-- start of INPUT DATA --

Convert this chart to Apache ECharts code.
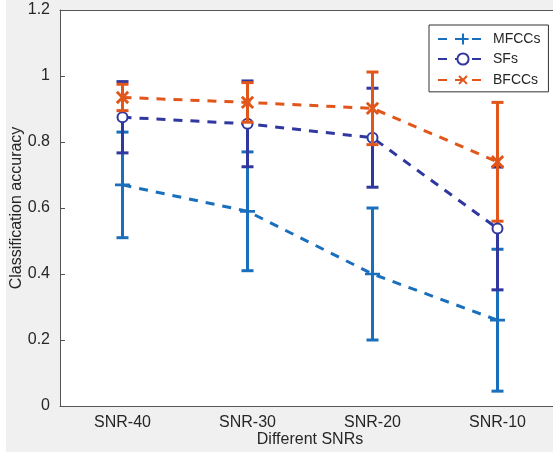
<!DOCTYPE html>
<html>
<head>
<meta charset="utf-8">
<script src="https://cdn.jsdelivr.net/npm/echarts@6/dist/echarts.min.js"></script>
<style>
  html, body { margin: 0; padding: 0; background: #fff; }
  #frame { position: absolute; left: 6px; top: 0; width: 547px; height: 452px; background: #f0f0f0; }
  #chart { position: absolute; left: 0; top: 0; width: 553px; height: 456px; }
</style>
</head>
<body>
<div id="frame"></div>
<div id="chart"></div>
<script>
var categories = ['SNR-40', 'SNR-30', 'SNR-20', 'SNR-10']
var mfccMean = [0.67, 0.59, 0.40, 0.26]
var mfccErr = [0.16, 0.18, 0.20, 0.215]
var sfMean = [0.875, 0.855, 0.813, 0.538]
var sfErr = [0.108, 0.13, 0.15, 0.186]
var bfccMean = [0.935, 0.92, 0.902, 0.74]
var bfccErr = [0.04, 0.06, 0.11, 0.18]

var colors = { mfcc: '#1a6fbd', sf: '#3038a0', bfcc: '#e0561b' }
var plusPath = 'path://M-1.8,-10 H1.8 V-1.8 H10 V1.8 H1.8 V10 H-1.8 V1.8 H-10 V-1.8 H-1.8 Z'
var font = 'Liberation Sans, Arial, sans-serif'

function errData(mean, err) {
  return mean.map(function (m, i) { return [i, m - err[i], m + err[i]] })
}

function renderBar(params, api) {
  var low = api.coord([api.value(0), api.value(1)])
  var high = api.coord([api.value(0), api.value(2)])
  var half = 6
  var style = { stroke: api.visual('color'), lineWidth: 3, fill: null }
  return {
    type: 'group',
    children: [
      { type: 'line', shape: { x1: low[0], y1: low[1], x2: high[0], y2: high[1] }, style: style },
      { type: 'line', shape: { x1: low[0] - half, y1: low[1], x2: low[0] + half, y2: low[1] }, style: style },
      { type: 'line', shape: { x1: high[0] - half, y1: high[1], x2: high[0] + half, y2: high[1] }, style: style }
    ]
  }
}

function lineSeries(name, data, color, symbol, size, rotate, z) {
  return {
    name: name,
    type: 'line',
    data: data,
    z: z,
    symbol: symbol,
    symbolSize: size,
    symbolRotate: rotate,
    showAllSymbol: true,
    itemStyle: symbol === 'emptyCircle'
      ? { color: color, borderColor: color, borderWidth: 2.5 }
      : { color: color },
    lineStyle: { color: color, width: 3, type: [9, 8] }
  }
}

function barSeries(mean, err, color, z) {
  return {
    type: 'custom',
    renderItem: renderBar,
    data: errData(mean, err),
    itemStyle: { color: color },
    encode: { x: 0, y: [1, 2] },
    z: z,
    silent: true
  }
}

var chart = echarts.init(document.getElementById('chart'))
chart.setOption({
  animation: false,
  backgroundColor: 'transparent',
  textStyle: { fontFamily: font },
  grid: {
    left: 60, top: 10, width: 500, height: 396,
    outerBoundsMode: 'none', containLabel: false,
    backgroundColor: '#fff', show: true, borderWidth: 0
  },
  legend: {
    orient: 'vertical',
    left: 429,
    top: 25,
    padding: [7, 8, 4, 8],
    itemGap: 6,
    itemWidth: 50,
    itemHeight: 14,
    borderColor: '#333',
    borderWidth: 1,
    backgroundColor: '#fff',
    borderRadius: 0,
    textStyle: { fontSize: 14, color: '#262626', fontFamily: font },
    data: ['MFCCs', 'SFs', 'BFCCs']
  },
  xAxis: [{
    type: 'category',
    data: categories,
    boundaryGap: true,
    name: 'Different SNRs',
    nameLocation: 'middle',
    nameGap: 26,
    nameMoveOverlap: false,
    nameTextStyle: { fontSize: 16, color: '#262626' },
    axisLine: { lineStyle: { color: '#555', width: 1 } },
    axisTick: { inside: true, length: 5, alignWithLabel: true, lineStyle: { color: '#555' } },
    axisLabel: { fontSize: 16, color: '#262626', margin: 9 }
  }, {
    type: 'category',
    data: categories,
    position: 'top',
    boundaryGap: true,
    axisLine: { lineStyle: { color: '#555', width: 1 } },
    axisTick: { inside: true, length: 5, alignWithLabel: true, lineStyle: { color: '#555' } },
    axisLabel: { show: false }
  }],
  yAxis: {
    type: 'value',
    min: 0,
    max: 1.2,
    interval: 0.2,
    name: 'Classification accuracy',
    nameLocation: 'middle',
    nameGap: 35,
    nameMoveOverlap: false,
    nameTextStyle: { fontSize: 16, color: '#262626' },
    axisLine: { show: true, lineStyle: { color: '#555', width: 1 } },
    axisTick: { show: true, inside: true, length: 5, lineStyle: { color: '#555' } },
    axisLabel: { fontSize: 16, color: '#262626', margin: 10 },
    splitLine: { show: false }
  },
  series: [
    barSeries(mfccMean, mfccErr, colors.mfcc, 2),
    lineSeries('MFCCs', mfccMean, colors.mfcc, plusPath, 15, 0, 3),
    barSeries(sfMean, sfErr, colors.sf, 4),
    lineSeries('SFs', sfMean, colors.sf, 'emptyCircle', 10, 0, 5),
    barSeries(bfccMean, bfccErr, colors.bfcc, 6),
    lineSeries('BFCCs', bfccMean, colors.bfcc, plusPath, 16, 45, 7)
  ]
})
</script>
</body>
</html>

-- end of INPUT DATA --
-- start of INPUT DATA --

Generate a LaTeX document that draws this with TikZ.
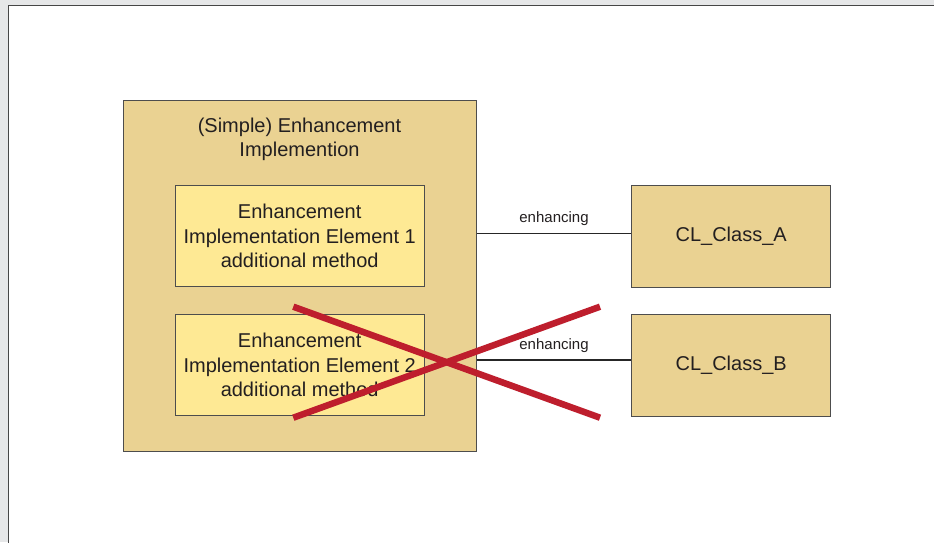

-- end of INPUT DATA --

▶ [WORK REQUIRED] Tally every line of the listing that holds the string "this", then give the number by itself.

▶ [SOLUTION TO THE PROBLEM] 2